> [What is expected] Write out the opening lines of the data word for word, up to and including the line with "var points = dOverH.map(function", and leave every picture and every later line out.

> [Entries supplied]
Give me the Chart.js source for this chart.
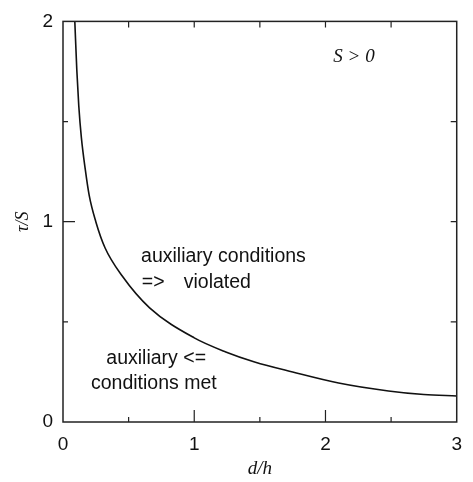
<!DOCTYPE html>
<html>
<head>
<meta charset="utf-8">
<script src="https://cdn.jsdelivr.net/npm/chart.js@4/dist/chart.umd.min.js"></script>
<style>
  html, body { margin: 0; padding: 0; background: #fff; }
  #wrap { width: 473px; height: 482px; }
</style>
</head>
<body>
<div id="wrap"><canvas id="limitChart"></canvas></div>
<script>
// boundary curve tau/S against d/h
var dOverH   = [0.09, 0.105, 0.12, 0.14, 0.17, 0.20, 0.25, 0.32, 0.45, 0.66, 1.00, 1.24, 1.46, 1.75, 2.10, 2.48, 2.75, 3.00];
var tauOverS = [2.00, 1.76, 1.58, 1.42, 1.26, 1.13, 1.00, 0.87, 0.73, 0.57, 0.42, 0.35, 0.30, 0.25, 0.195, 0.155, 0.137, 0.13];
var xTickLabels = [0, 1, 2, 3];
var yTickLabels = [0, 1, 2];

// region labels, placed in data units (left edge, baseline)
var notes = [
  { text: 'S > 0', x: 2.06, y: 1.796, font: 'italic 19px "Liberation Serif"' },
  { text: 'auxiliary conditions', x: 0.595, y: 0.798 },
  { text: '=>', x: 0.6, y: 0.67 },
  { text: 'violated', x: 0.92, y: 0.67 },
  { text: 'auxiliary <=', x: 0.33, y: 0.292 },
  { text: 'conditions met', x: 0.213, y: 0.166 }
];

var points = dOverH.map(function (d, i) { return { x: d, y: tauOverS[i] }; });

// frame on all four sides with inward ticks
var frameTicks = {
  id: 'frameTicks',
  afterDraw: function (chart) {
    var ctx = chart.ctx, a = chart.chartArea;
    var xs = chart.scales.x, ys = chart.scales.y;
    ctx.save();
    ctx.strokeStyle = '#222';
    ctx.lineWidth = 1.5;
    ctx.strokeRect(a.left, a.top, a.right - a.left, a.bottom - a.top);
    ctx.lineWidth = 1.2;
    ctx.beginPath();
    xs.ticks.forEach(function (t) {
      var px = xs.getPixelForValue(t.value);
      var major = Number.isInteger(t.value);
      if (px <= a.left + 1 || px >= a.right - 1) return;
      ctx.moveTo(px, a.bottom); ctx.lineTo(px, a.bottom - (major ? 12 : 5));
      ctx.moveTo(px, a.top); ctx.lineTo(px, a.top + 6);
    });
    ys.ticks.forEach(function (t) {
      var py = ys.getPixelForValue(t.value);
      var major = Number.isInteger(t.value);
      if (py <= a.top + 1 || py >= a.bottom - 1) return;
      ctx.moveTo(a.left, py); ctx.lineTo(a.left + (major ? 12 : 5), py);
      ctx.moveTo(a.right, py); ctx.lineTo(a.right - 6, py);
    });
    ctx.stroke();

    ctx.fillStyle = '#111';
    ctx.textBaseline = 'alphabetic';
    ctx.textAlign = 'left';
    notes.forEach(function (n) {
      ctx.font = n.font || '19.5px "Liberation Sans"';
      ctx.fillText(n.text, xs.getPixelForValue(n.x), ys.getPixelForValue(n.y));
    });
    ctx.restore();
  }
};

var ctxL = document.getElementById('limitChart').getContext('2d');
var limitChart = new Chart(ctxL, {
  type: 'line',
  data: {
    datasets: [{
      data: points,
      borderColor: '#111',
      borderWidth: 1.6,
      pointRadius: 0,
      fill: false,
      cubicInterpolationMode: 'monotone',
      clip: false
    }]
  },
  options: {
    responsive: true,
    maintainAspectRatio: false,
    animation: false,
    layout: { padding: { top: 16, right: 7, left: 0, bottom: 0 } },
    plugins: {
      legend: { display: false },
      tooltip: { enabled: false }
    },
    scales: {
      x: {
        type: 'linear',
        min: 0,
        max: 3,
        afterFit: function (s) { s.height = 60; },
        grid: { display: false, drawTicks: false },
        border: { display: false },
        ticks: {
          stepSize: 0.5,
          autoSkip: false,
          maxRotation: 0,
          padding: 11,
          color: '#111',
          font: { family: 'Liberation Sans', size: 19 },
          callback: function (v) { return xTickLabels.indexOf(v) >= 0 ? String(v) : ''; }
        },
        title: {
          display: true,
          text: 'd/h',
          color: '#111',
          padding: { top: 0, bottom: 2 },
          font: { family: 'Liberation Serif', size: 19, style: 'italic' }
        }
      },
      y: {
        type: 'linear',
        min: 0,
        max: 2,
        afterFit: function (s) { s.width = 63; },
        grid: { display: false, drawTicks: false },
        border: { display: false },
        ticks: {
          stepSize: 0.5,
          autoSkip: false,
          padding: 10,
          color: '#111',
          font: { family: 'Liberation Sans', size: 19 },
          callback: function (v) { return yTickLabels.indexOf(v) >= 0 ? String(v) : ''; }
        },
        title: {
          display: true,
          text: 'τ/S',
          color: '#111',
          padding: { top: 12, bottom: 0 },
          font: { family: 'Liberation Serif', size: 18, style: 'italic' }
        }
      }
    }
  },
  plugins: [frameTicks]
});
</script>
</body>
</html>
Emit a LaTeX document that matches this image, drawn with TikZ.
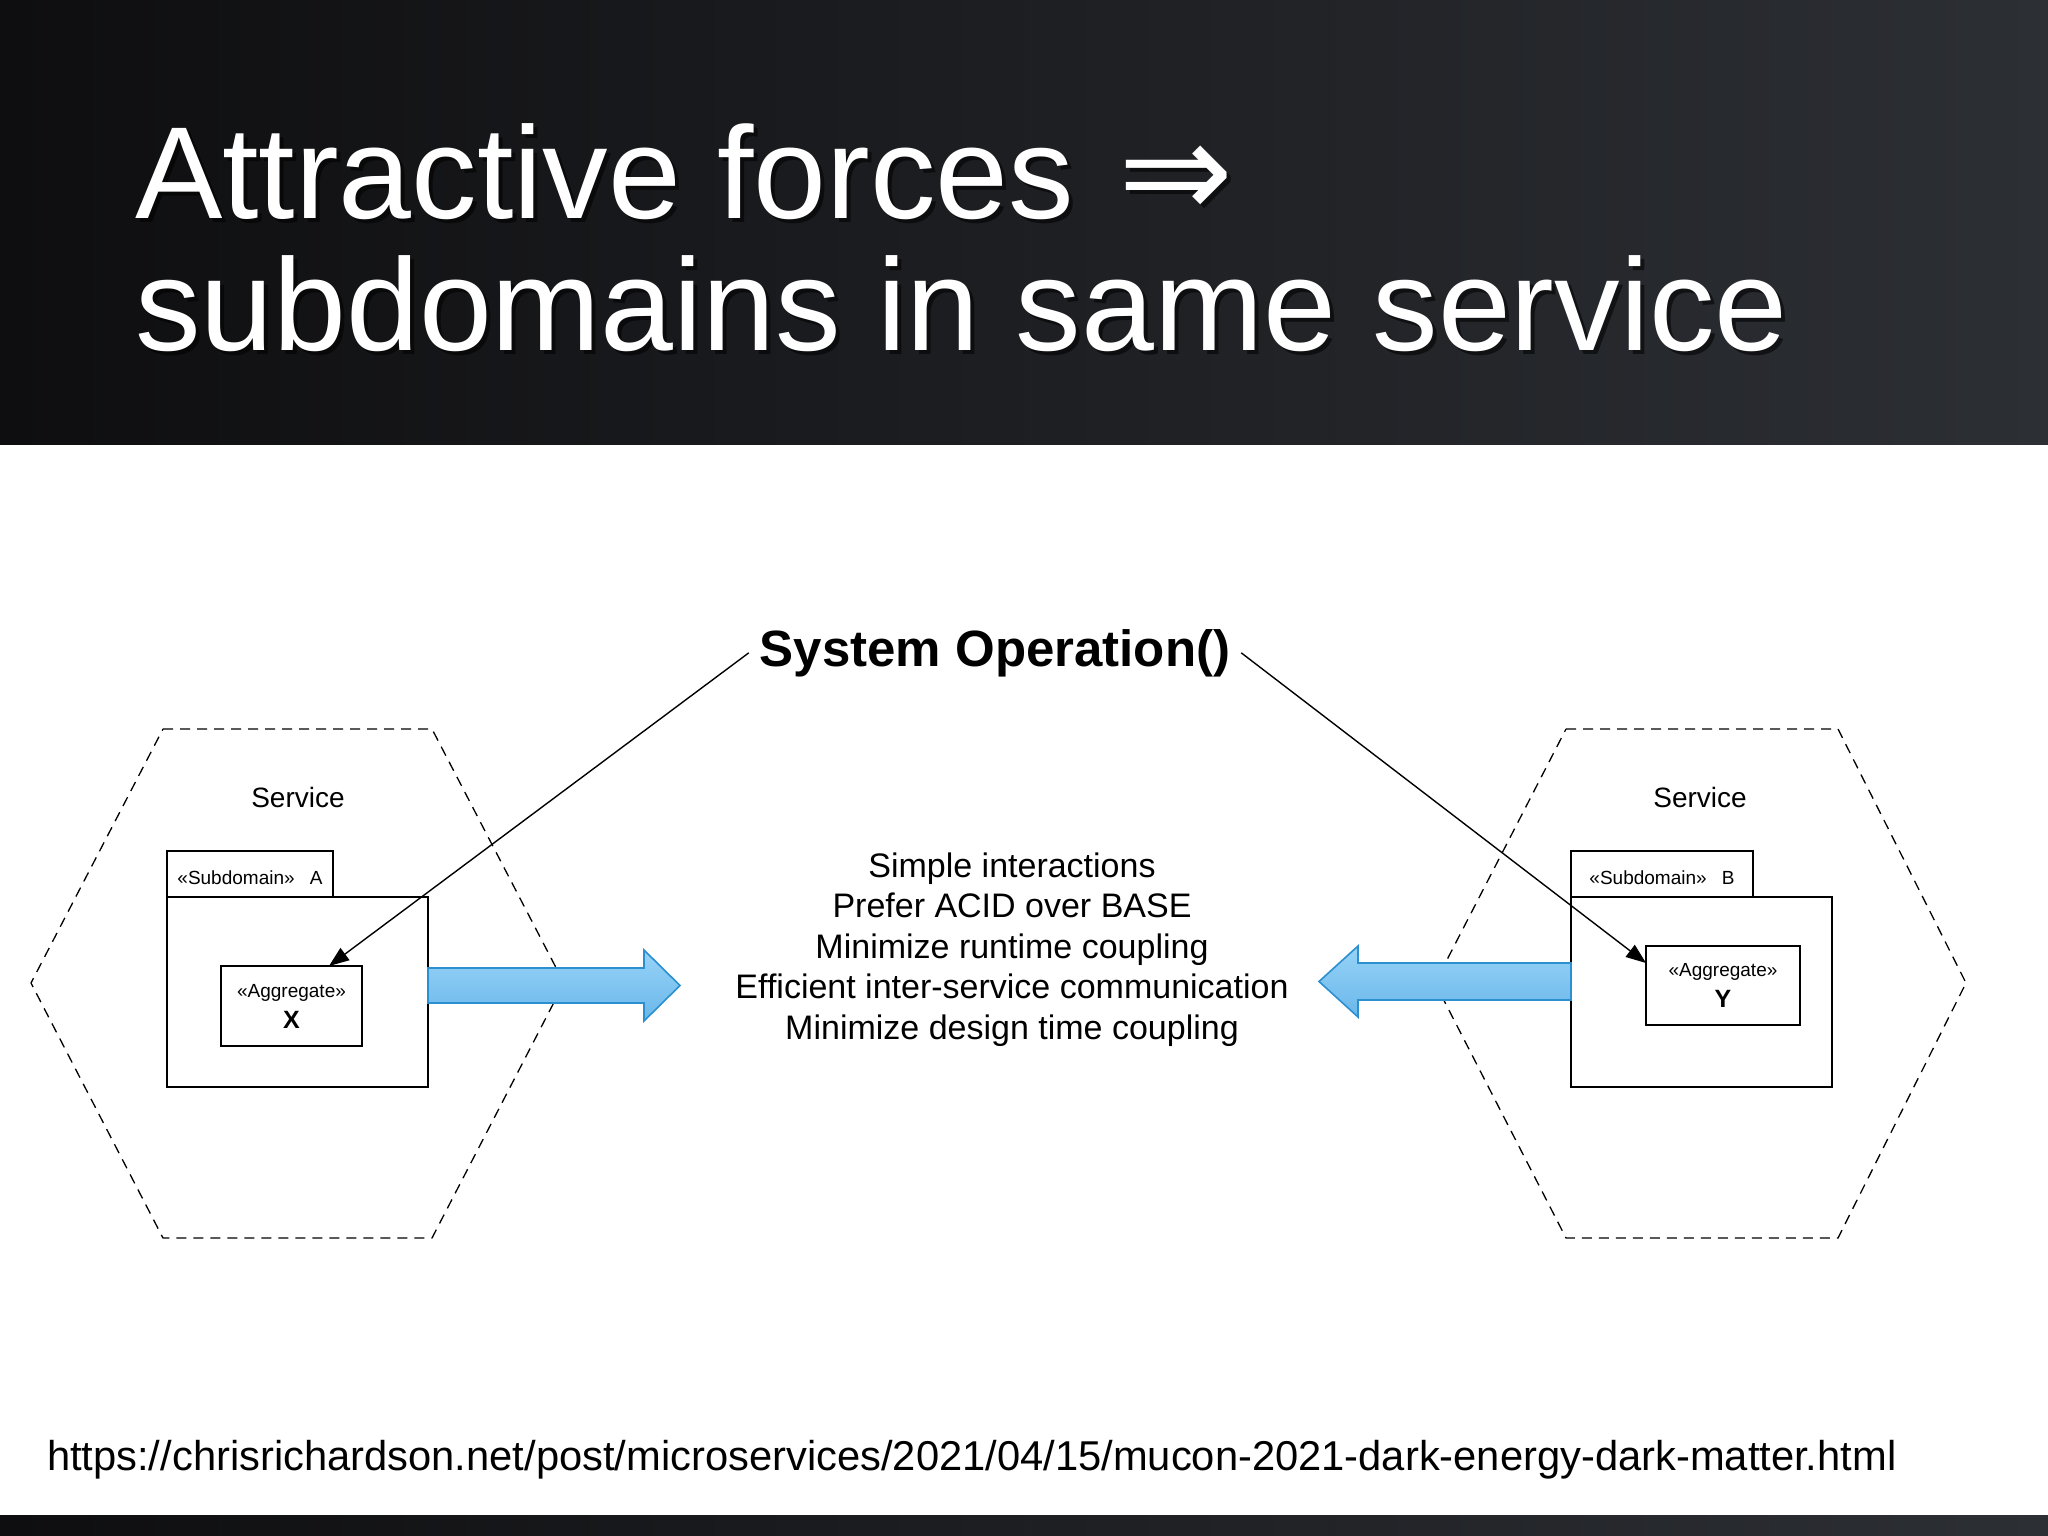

> [Task output]
Give me the Chart.js source for this chart.
<!DOCTYPE html>
<html>
<head>
<meta charset="utf-8">
<script src="https://cdn.jsdelivr.net/npm/chart.js@4/dist/chart.umd.min.js"></script>
<style>
  html, body { margin: 0; padding: 0; background: #fff; }
  #wrap { width: 473px; height: 482px; }
</style>
</head>
<body>
<div id="wrap"><canvas id="limitChart"></canvas></div>
<script>
// boundary curve tau/S against d/h
var dOverH   = [0.09, 0.105, 0.12, 0.14, 0.17, 0.20, 0.25, 0.32, 0.45, 0.66, 1.00, 1.24, 1.46, 1.75, 2.10, 2.48, 2.75, 3.00];
var tauOverS = [2.00, 1.76, 1.58, 1.42, 1.26, 1.13, 1.00, 0.87, 0.73, 0.57, 0.42, 0.35, 0.30, 0.25, 0.195, 0.155, 0.137, 0.13];
var xTickLabels = [0, 1, 2, 3];
var yTickLabels = [0, 1, 2];

// region labels, placed in data units (left edge, baseline)
var notes = [
  { text: 'S > 0', x: 2.06, y: 1.796, font: 'italic 19px "Liberation Serif"' },
  { text: 'auxiliary conditions', x: 0.595, y: 0.798 },
  { text: '=>', x: 0.6, y: 0.67 },
  { text: 'violated', x: 0.92, y: 0.67 },
  { text: 'auxiliary <=', x: 0.33, y: 0.292 },
  { text: 'conditions met', x: 0.213, y: 0.166 }
];

var points = dOverH.map(function (d, i) { return { x: d, y: tauOverS[i] }; });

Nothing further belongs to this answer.